If your vehicle is worth more than $10,000 or you don't have accessible savings to replace it after a total loss, keeping collision and comp remains the prudent path. The coverage exists to shift financial risk you cannot comfortably absorb. A retiree with limited emergency funds and a newer paid-off vehicle in good condition benefits from maintaining physical-damage coverage even when the premiums feel high.

Comprehensive coverage alone costs less than collision and protects against non-accident losses: theft, hail, fallen trees, and animal strikes. In rural Virginia counties where deer collisions are common, keeping comp while dropping collision is a middle-ground option. The premium difference is often substantial, and the coverage addresses the higher-probability risk without paying for accident damage on a low-value car.

Compare Before You Drop

Before removing any coverage, request quotes from at least three carriers writing in your Virginia county. Specify your current coverage structure, then request a liability-only quote and a quote with comprehensive only. Carriers that focus on senior and preferred-risk drivers often price the same coverage lower than your current insurer, even when keeping full coverage in place. State Farm, USAA (if you're eligible), Erie, and Amica all write preferred-tier policies in Virginia and offer mature-driver discounts, though the amounts vary by carrier filing. Progressive and Nationwide offer both mature-driver discounts and usage-based programs; request details on both when you quote.

The decision to drop coverage is not permanent.
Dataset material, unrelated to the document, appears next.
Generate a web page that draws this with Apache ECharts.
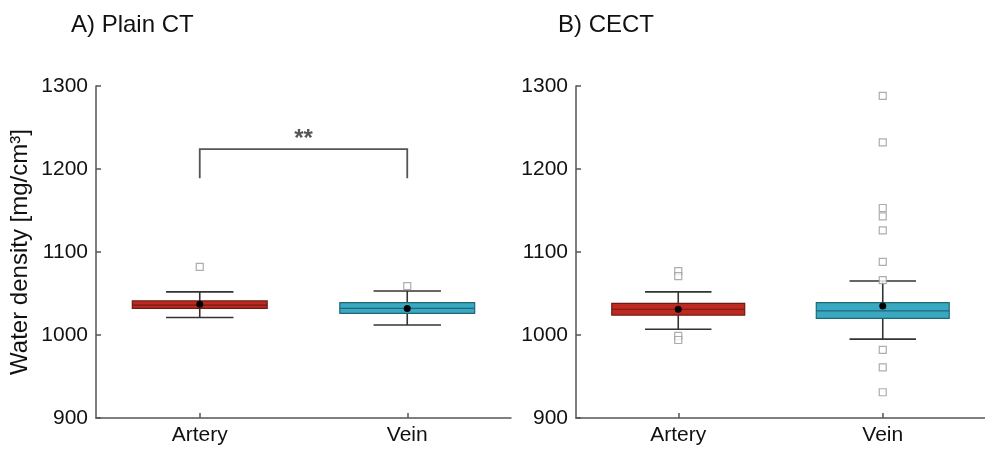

If your financial situation changes or you purchase a newer vehicle, you can add collision and comp back at any renewal or mid-term. The key is making the decision based on current vehicle value, premium cost, and your own savings position, not on autopilot renewal or what the agent assumes you want. Verify each carrier's mature-driver discount amount and low-mileage program terms during the quoting process. The discount mandate guarantees availability; it does not standardize the amounts.

Request Quotes with Coverage Options Specified

Contact carriers directly or work with an independent agent who can quote multiple companies at once. Provide your vehicle's year, make, model, current mileage, and garaged zip code. Ask for three quote versions: liability only at Virginia minimums, liability with uninsured motorist at higher limits, and liability with comprehensive only. Request the mature-driver discount amount each carrier applies and confirm whether they offer a low-mileage or usage-based program. Write down the figures and compare total annual cost, not just monthly payments. The carrier with the lowest full-coverage premium may not be the lowest once you drop collision, and vice versa.